The DAS-to-SAN business-growth formula at Cafe Coffee Day

A look at how data growth and business needs led the direct-attached storage (DAS)-to-storage area network (SAN) migration project at Cafe Coffee Day.

By Jasmine Desai, Principal Correspondent,

Café Coffee Day (CCD) has been a pioneer of the café concept in India since 1996. With its first café at Brigade Road in Bengaluru, CCD ushered in the hangout zone for India's youth. Now, while its caffeinated concoctions are familiar to most Indians, it's a lesser-known fact that there's a dynamic IT setup behind CCD's coffee journey. In fact, CCD uses a mix of in-house and outsourced IT infrastructure that helps it constantly churn out new services.

While embarking on its coffee expedition, CCD used simple built-in server storage. However, this proved insufficient since CCD's storage needs grew alongside its exponential growth and expansion plans over the years. Arvind Chaudhary, the senior manager of IT and management information systems for CCD, says built-in storage was used when CCD did not anticipate its exponential data growth. "One needs storage infrastructure which can be scaled up as per demand. So at that point of time, we went in for a direct-attached storage solution from HP." Thus, CCD decided to shift to a direct-attached storage (DAS) solution.

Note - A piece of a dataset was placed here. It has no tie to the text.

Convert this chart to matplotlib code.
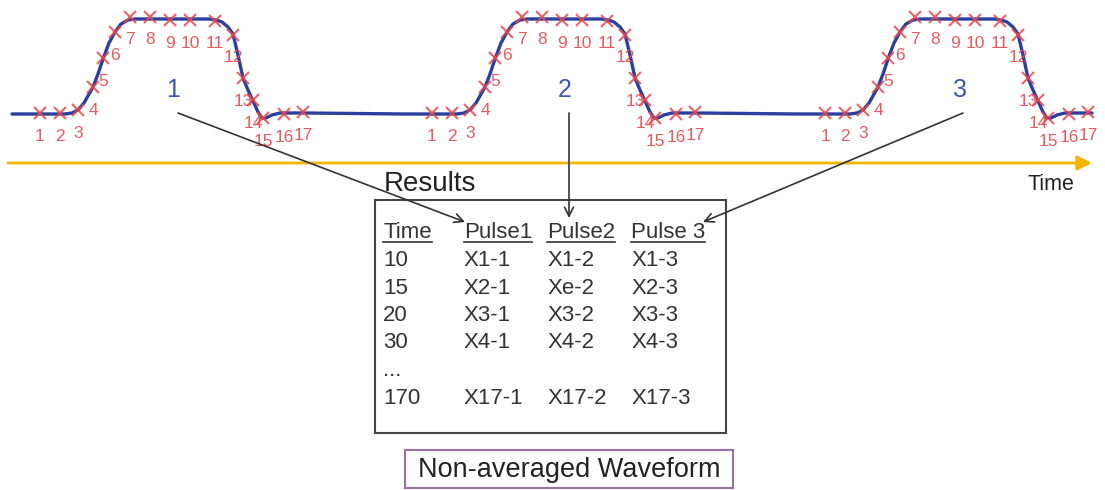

As per Chaudhary, the decision to move beyond DAS has largely been need-based. CCD has an approximate daily database growth of 2 GB. With such an escalating rate of data growth, DAS started facing limitations in terms of scalability. This led to issues, since the DAS solution in use at CCD could not be scaled up beyond 3 TB.

The decision to move beyond DAS has largely been need-based. CCD has an approximate daily database growth of 2 GB. With such an escalating rate of data growth, DAS faced limitations in scalability.

In March 2008, CCD took the call to upgrade its servers from an Intel Xeon environment to Intel Itanium-based HP Integrity servers. At this time, the organization opted to migrate DAS as well. "We felt no need to evaluate any other vendor, as our architecture has revolved around HP for the past four years. Thus, HP was the obvious choice for us," Chaudhary says.

CCD has deployed a Hewlett-Packard Co. SAN of 15 TB capacity in its Bengaluru data center, with PSI/India as the implementation partner. The SAN went live in March 2008 after one month of testing. It has been sized for three years keeping in mind the 2 GB per-day growth. Five SAP servers connect to the SAN, and the increased capacity has helped CCD increase its Oracle database space (SAP's back end) to 2 TB. A RAID 5 configuration is in use for the SAN storage arrays, while HP's Data Protector application is used for data backup.

For CCD, the SAN deployment's biggest benefit has been the ease of storage management. "Today we can manage the separate storage silos as just a single box. The SAN can even be remotely managed. Thus, the job has become quite easy," Chaudhary says.

As an organization, CCD is on the fast track when it comes to business growth. Hence, CCD expects to look at options such as storage virtualization and data consolidation in the near future.